No Congresso, o tema é discutido no PL das fake news, que não teve nenhuma movimentação na pauta do plenário da Câmara desde maio de 2023. Nesse período, os ministros da Corte verbalizaram publicamente sobre a necessidade de uma legislação sobre o tema.
Em setembro de 2023, o ministro Alexandre de Moraes disse que o Congresso está “devendo” uma regulamentação sobre as redes sociais. Em fevereiro deste ano, repetiu a cobrança durante a abertura dos trabalhos no TSE em 2024.
O magistrado é um grande defensor da discussão e afirma que é necessária a responsabilização das big techs. Em abril de 2023, foi chamado pelo Congresso para apresentar sugestões para o PL das fake news.
A principal delas tem teor semelhante ao que a Corte Eleitoral estabeleceu na nova resolução: sugere que as plataformas sejam “solidariamente responsáveis” por conteúdos “direcionados por algoritmos” ou impulsionados com pagamentos feitos às redes.
Além disso, devem “indisponibilizar imediatamente conteúdos”, sem a necessidade prévia de notificação aos usuários, quando “verificarem ou existir dúvida fundada de risco”.
Uma das 5 sugestões de Moraes foi parcialmente acatada no projeto e diz respeito à responsabilidade das plataformas.

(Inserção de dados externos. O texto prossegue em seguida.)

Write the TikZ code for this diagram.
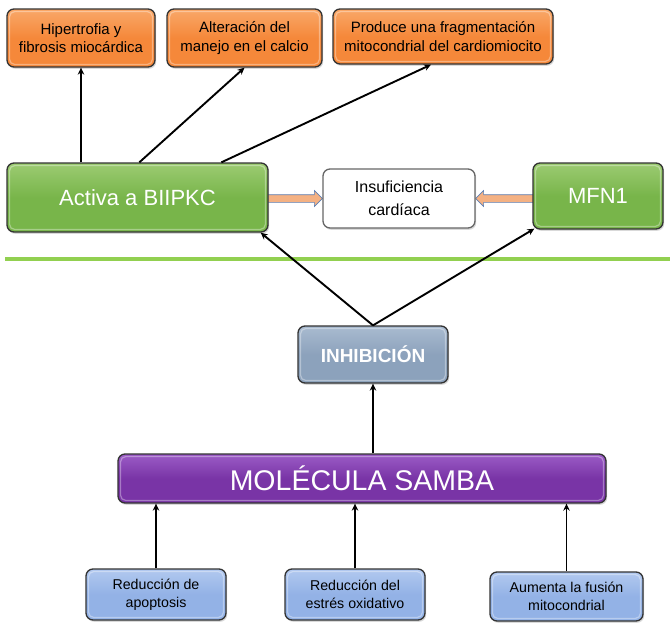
\documentclass[tikz,border=0pt]{standalone}
\usepackage{fontspec}
\setmainfont{Liberation Sans}
\usetikzlibrary{arrows.meta,shadows,calc,backgrounds}

\definecolor{edgegray}{HTML}{333333}
\definecolor{orangefill}{HTML}{F5883A}
\definecolor{orangetop}{HTML}{F9A869}
\definecolor{greenfill}{HTML}{78B54A}
\definecolor{greentop}{HTML}{9CCB72}
\definecolor{bluegray}{HTML}{8CA2BC}
\definecolor{bluegraytop}{HTML}{A9BBD0}
\definecolor{purplefill}{HTML}{7934A6}
\definecolor{purpletop}{HTML}{9B5CC6}
\definecolor{lightblue}{HTML}{93B2E6}
\definecolor{lightbluetop}{HTML}{B2C9EF}
\definecolor{peach}{HTML}{F4B183}
\definecolor{peachedge}{HTML}{5B7FB5}
\definecolor{sepgreen}{HTML}{92D050}

\tikzset{
  innerrim/.style={path picture={
    \draw[white, opacity=0.35, line width=1.2pt, rounded corners=5pt]
      ($(path picture bounding box.north west)+(2.6pt,-2.6pt)$) rectangle
      ($(path picture bounding box.south east)+(-2.6pt,2.6pt)$);}},
  boxbase/.style={rounded corners=7pt, draw=edgegray, line width=1.3pt,
    inner sep=0pt, align=center,
    drop shadow={shadow xshift=1.2pt, shadow yshift=-1.8pt, opacity=0.3}},
  orangebox/.style={boxbase, innerrim, top color=orangetop, bottom color=orangefill,
    middle color=orangefill, text=black, font=\fontsize{15}{18.5}\selectfont},
  greenbox/.style={boxbase, innerrim, top color=greentop, bottom color=greenfill,
    middle color=greenfill, text=white, font=\fontsize{22}{26}\selectfont},
  whitebox/.style={boxbase, draw=gray!80!black, fill=white, text=black,
    font=\fontsize{16}{23}\selectfont},
  grayblue/.style={boxbase, innerrim, top color=bluegraytop, bottom color=bluegray,
    middle color=bluegray, text=white, font=\fontsize{19}{22}\selectfont\bfseries},
  purplebox/.style={boxbase, innerrim, top color=purpletop, bottom color=purplefill,
    middle color=purplefill, text=white, font=\fontsize{28.5}{32}\selectfont},
  bluebox/.style={boxbase, innerrim, top color=lightbluetop, bottom color=lightblue,
    middle color=lightblue, text=black, font=\fontsize{14.2}{18.3}\selectfont},
  arr/.style={line width=1.9pt, -{Stealth[length=7pt,width=6.5pt]}},
  peacharrow/.style={fill=peach, draw=peachedge, line width=0.6pt, line join=miter},
  sepline/.style={draw=sepgreen, line width=4pt}
}

\begin{document}
\begin{tikzpicture}[x=1pt,y=-1pt]
\useasboundingbox (0,0) rectangle (670,622);

% top row: consequences
\node[orangebox, minimum width=148, minimum height=58] (o1) at (81,38)
  {Hipertrofia y\\fibrosis miocárdica};
\node[orangebox, minimum width=155, minimum height=58] (o2) at (244.5,38)
  {Alteración del\\manejo en el calcio};
\node[orangebox, minimum width=220, minimum height=55] (o3) at (443,36.5)
  {Produce una fragmentación\\mitocondrial del cardiomiocito};

% middle row
\node[greenbox, minimum width=261, minimum height=69] (act) at (137.5,197.5)
  {Activa a BIIPKC};
\node[whitebox, minimum width=152, minimum height=59] (ins) at (399,198.5)
  {Insuficiencia\\cardíaca};
\node[greenbox, minimum width=130, minimum height=66] (mfn) at (598,196)
  {MFN1};

% separator
\draw[sepline] (5,259) -- (670,259);

% lower part
\node[grayblue, minimum width=150, minimum height=57] (inh) at (373,354.5)
  {INHIBICIÓN};
\node[purplebox, minimum width=488, minimum height=49] (mol) at (362,478.5)
  {MOLÉCULA SAMBA};

\node[bluebox, minimum width=140, minimum height=51] (b1) at (156,594.5)
  {Reducción de\\apoptosis};
\node[bluebox, minimum width=140, minimum height=51] (b2) at (355,594.5)
  {Reducción del\\estrés oxidativo};
\node[bluebox, minimum width=153, minimum height=49] (b3) at (566.5,596.5)
  {Aumenta la fusión\\mitocondrial};

% block arrows towards heart failure
\begin{scope}[on background layer]
\coordinate (t1) at (ins.west);
\coordinate (s1) at (act.east |- ins.west);
\draw[peacharrow] ($(s1)+(-2,-3.8)$) -- ($(t1)+(-8,-3.8)$) -- ($(t1)+(-8,-8)$)
  -- (t1) -- ($(t1)+(-8,8)$) -- ($(t1)+(-8,3.8)$) -- ($(s1)+(-2,3.8)$) -- cycle;
\coordinate (t2) at (ins.east);
\coordinate (s2) at (mfn.west |- ins.east);
\draw[peacharrow] ($(s2)+(2,-3.8)$) -- ($(t2)+(8,-3.8)$) -- ($(t2)+(8,-8)$)
  -- (t2) -- ($(t2)+(8,8)$) -- ($(t2)+(8,3.8)$) -- ($(s2)+(2,3.8)$) -- cycle;
\end{scope}

% connectors
\draw[arr] (act.north -| o1.south) -- (o1.south);
\draw[arr] ($(act.north west)+(133,0)$) -- (o2.south);
\draw[arr] ($(act.north west)+(215,0)$) -- ($(o3.south)+(-12,0)$);

\draw[arr] (inh.north) -- ($(act.south east)+(-8,0)$);
\draw[arr] (inh.north) -- ($(mfn.south west)+(2,-1)$);

\draw[arr] (mol.north -| inh.south) -- (inh.south);

\draw[arr] (b1.north) -- (b1.north |- mol.south);
\draw[arr] (b2.north) -- (b2.north |- mol.south);
\draw[arr] (b3.north) -- (b3.north |- mol.south);
\end{tikzpicture}
\end{document}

O texto inicial estabelece que as big techs sejam responsabilizadas civilmente por publicações indevidas de seus usuários. O projeto também diz que, quando houver patrocínio de desinformação, ou seja, quando um usuário paga a plataforma para que o conteúdo seja entregue a mais pessoas, a empresa será corresponsável pela publicação.
O trecho foi rechaçado pelas plataformas, que afirmam que há incertezas sobre o que se enquadra para a remoção do conteúdo.